An aerial view from a helicopter shows the Helmand River in Afghanistan's Helmand Province on November 8, 2011.

Afghanistan’s Taliban government must adhere to the terms of a major water treaty and supply Iran with its share of water from the Hirmand River, says an Iranian diplomat.

Iran’s special representative for Afghanistan, Hassan Kazemi-Qomi, said on Friday the ruling authorities in Kabul have declared that the 1973 water-sharing treaty is an internationally binding accord, and that the change of regime in Afghanistan would not cancel the agreement.

He said that Taliban officials have acknowledged such a fact both in their official notes and within the course of negotiations with the Iranian side, and vowed to implement the terms of the water agreement with Iran.

They have attended several summits on the water treaty, a commission has been formed to administer the provisions of the accord and related measures have been taken as well, Kazemi-Qomi further noted.

The 1973 deal states that Afghanistan must yearly deliver 820 million cubic meters of water from the Hirmand River to Iran, he added, stating that ecosystem challenges in Afghanistan have not emerged overnight and have been going on over the past 15 to 16 years.

Hamuon and Hirmand wetlands have not dried up or become water scarce within the past one or two years, but rather have experienced such problems for more than a decade, Kazemi-Qomi said.

The phenomenon has severely affected Iran’s southeastern province of Sistan and Baluchestan, and Iranian officials are obliged to seriously pursue the agreement between the two nations and the specified amount of water agreed upon, the Iranian envoy said.

The senior Iranian official also said that satellite images point to the presence of sufficient amount of water in Afghanistan’s reservoirs.

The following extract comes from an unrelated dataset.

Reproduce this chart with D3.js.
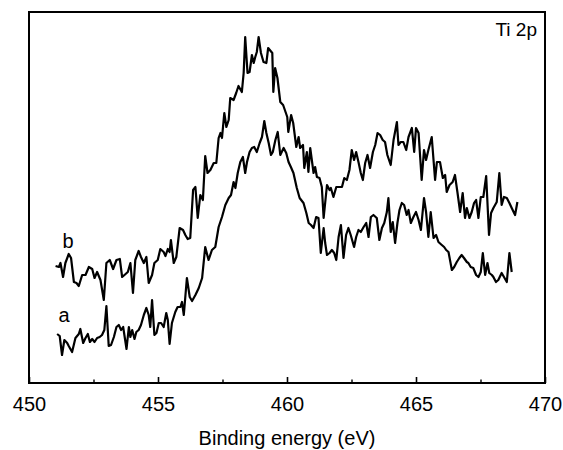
<!DOCTYPE html>
<html>
<head>
<meta charset="utf-8">
<script src="https://cdn.jsdelivr.net/npm/d3@7"></script>
<style>
  html, body { margin: 0; padding: 0; background: #fff; }
  svg { display: block; font-family: "Liberation Sans", Arial, Helvetica, sans-serif; }
</style>
</head>
<body>
<svg id="chart" width="563" height="450"></svg>
<script>
// Binding energy (eV) for curve b
const energyB = [451.03,451.16,451.22,451.32,451.41,451.54,451.63,451.74,451.84,451.93,452.06,452.19,452.32,452.45,452.54,452.64,452.77,452.90,453.00,453.13,453.26,453.39,453.52,453.61,453.70,453.83,453.93,454.03,454.12,454.25,454.34,454.45,454.55,454.64,454.77,454.86,454.99,455.09,455.22,455.29,455.38,455.45,455.50,455.61,455.71,455.84,455.97,456.06,456.15,456.25,456.36,456.45,456.54,456.64,456.74,456.83,456.92,457.03,457.16,457.26,457.35,457.42,457.48,457.57,457.65,457.74,457.80,457.93,458.03,458.12,458.25,458.32,458.38,458.47,458.55,458.64,458.71,458.77,458.83,458.90,458.99,459.09,459.20,459.27,459.43,459.47,459.54,459.63,459.74,459.85,460.01,460.05,460.16,460.24,460.36,460.45,460.51,460.62,460.67,460.77,460.83,460.90,461.03,461.09,461.16,461.26,461.35,461.42,461.55,461.65,461.70,461.80,461.91,462.00,462.13,462.22,462.32,462.42,462.51,462.60,462.68,462.77,462.86,462.94,463.03,463.12,463.22,463.33,463.42,463.51,463.61,463.71,463.80,463.89,464.02,464.13,464.26,464.32,464.41,464.51,464.62,464.71,464.84,464.93,465.00,465.10,465.22,465.31,465.39,465.48,465.61,465.74,465.81,465.93,466.04,466.13,466.19,466.30,466.42,466.51,466.61,466.71,466.81,466.90,466.97,467.07,467.16,467.25,467.33,467.42,467.51,467.61,467.72,467.83,467.91,468.00,468.13,468.23,468.32,468.41,468.52,468.62,468.71,468.84,468.93];
// Intensity (a.u.) for curve b
const intensityB = [117,116,120,106,120,129,125,101,100,97,108,108,116,114,105,111,103,83,120,123,114,123,124,106,108,111,120,90,123,132,126,120,126,100,108,120,123,134,131,127,134,131,143,120,126,155,153,148,144,145,193,196,165,188,183,227,210,213,220,220,245,250,245,270,256,263,285,283,290,297,291,310,346,310,311,328,320,326,331,346,330,321,320,335,330,291,315,305,281,278,266,251,268,260,236,246,235,238,215,231,211,235,210,216,206,205,196,165,198,193,195,186,196,196,196,205,203,213,233,223,231,221,210,203,220,228,215,231,238,250,248,243,241,228,218,243,261,238,241,241,233,246,255,231,255,250,203,233,223,233,246,203,221,221,205,208,191,198,201,208,190,171,190,165,175,165,171,180,183,165,186,186,207,148,170,175,181,210,178,186,185,180,175,168,181];

// Binding energy (eV) for curve a
const energyA = [451.09,451.19,451.28,451.37,451.48,451.54,451.67,451.80,451.93,451.99,452.10,452.19,452.28,452.36,452.45,452.54,452.64,452.74,452.83,452.92,453.00,453.09,453.18,453.29,453.39,453.48,453.57,453.65,453.78,453.87,453.93,454.00,454.09,454.16,454.25,454.34,454.45,454.55,454.64,454.70,454.77,454.86,454.94,455.03,455.12,455.22,455.32,455.38,455.45,455.54,455.67,455.76,455.87,455.93,456.00,456.12,456.23,456.32,456.45,456.58,456.71,456.83,456.96,457.09,457.22,457.35,457.48,457.61,457.74,457.83,457.93,458.00,458.09,458.19,458.29,458.38,458.45,458.55,458.64,458.73,458.83,458.94,459.03,459.12,459.20,459.29,459.38,459.45,459.55,459.64,459.74,459.87,459.97,460.06,460.15,460.25,460.38,460.49,460.64,460.75,460.84,460.93,461.03,461.13,461.22,461.31,461.42,461.48,461.55,461.65,461.74,461.83,461.91,462.00,462.09,462.19,462.29,462.38,462.47,462.60,462.68,462.77,462.86,462.97,463.07,463.16,463.25,463.35,463.48,463.58,463.68,463.77,463.87,463.93,464.02,464.10,464.19,464.28,464.36,464.45,464.54,464.64,464.71,464.80,464.90,465.00,465.10,465.19,465.31,465.39,465.48,465.57,465.68,465.78,465.87,466.00,466.09,466.17,466.26,466.39,466.48,466.58,466.68,466.77,466.86,466.97,467.03,467.12,467.22,467.33,467.42,467.51,467.59,467.68,467.77,467.84,467.94,468.00,468.10,468.19,468.32,468.41,468.52,468.62,468.71];
// Intensity (a.u.) for curve a
const intensityA = [49,47,28,43,40,37,31,45,49,54,40,45,49,41,44,41,45,46,48,53,77,37,38,46,56,58,53,56,34,56,46,53,44,51,53,58,68,75,68,56,83,48,50,60,60,56,70,63,39,60,71,76,76,81,68,105,86,82,88,95,105,136,123,133,136,156,166,178,185,188,201,195,210,221,226,210,221,231,235,236,231,240,246,262,250,240,228,231,243,251,228,235,230,221,216,210,195,185,180,170,160,158,155,166,165,130,155,140,128,130,133,130,123,146,158,125,148,155,148,136,146,153,151,156,160,146,166,168,165,143,155,160,171,185,151,161,140,160,173,180,178,168,173,160,166,171,163,153,185,171,146,171,145,148,141,138,136,133,131,113,116,121,125,128,125,121,120,116,115,108,106,111,130,108,120,110,108,106,101,103,110,106,101,130,111];

const xTicks = [450, 455, 460, 465, 470];
const xMinorTicks = [452.5, 457.5, 462.5, 467.5];
const seriesLabels = ["a", "b"];
const xTitle = "Binding energy (eV)";
const panelLabel = "Ti 2p";

const svg = d3.select("#chart");
const m = { left: 29, right: 545, top: 12, bottom: 383 };

const x = d3.scaleLinear().domain([450, 470]).range([m.left, m.right]);
const y = d3.scaleLinear().domain([0, 371]).range([m.bottom, m.top]);

// frame
svg.append("rect")
  .attr("x", m.left).attr("y", m.top)
  .attr("width", m.right - m.left).attr("height", m.bottom - m.top)
  .attr("fill", "none").attr("stroke", "#000").attr("stroke-width", 2);

// x axis with inward ticks
const axis = svg.append("g").attr("transform", `translate(0,${m.bottom})`);
axis.call(d3.axisBottom(x).tickValues(xTicks).tickSize(-6).tickPadding(14).tickFormat(d3.format("d")));
axis.select(".domain").remove();
axis.selectAll(".tick line").attr("stroke", "#000").attr("stroke-width", 1.6);
axis.selectAll(".tick text")
  .attr("font-size", 20).attr("fill", "#000")
  .attr("font-family", "'Liberation Sans', Arial, sans-serif");

const minor = svg.append("g").attr("transform", `translate(0,${m.bottom})`);
minor.call(d3.axisBottom(x).tickValues(xMinorTicks).tickSize(-3.5).tickFormat(""));
minor.select(".domain").remove();
minor.selectAll(".tick line").attr("stroke", "#000").attr("stroke-width", 1.4);

// title
svg.append("text")
  .attr("x", (m.left + m.right) / 2).attr("y", 445)
  .attr("text-anchor", "middle").attr("font-size", 20).attr("fill", "#000")
  .text(xTitle);

// panel label
svg.append("text")
  .attr("x", 537).attr("y", 36)
  .attr("text-anchor", "end").attr("font-size", 19).attr("fill", "#000")
  .text(panelLabel);

const line = d3.line().x(d => x(d[0])).y(d => y(d[1]));
const dataB = energyB.map((e, i) => [e, intensityB[i]]);
const dataA = energyA.map((e, i) => [e, intensityA[i]]);

svg.append("path").datum(dataB)
  .attr("d", line).attr("fill", "none").attr("stroke", "#000")
  .attr("stroke-width", 2.2).attr("stroke-linejoin", "round");
svg.append("path").datum(dataA)
  .attr("d", line).attr("fill", "none").attr("stroke", "#000")
  .attr("stroke-width", 2.2).attr("stroke-linejoin", "round");

// series labels
svg.append("text").attr("x", 68).attr("y", 248)
  .attr("text-anchor", "middle").attr("font-size", 20).attr("fill", "#000")
  .text(seriesLabels[1]);
svg.append("text").attr("x", 64).attr("y", 322)
  .attr("text-anchor", "middle").attr("font-size", 20).attr("fill", "#000")
  .text(seriesLabels[0]);
</script>
</body>
</html>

He said a technical team from Iran will travel to the country within the next few months to survey the situation and make preparations for water release into Iran.

Kazemi-Qomi underscored that water scarcity in Sistan and Baluchestan has adversely impacted farming in the area and resulted in a calamity, hoping that the release of Iran’s water share from the Hirmand River would help revive agriculture there.

The Hirmand River, the longest watercourse in Afghanistan, rises in the Hindu Kush Mountains west of Kabul and flows in an arc southwest until it empties out into the Hamoun wetlands, located in Iran’s Sistan and Baluchestan Province.

Following more than a century of rifts over Hirmand’s water supply, Iran and Afghanistan signed a treaty in 1973 to establish a means of regulating each country’s use of the river.

Iran should receive an annual share of 820 million cubic meters from Hirmand under the accord, which Afghanistan has grossly violated in letter and spirit, endangering the lives of many Iranians who rely on Hamoun wetlands for drinking water, agriculture, and fishing.

Afghanistan has also built dams on the Hirmand which have constricted the water flow into Iran.

Iranian officials and lawmakers have time and again complained that the country is not receiving its due share of water from the river.

Taliban ministers have blamed drought and technical issues for the low supply of water to Iran in the past months.

Iranian President Ebrahim Raeisi has already ordered the Foreign Ministry as well as the Energy Ministry to seriously pursue the dispute with Afghanistan over shared water resources.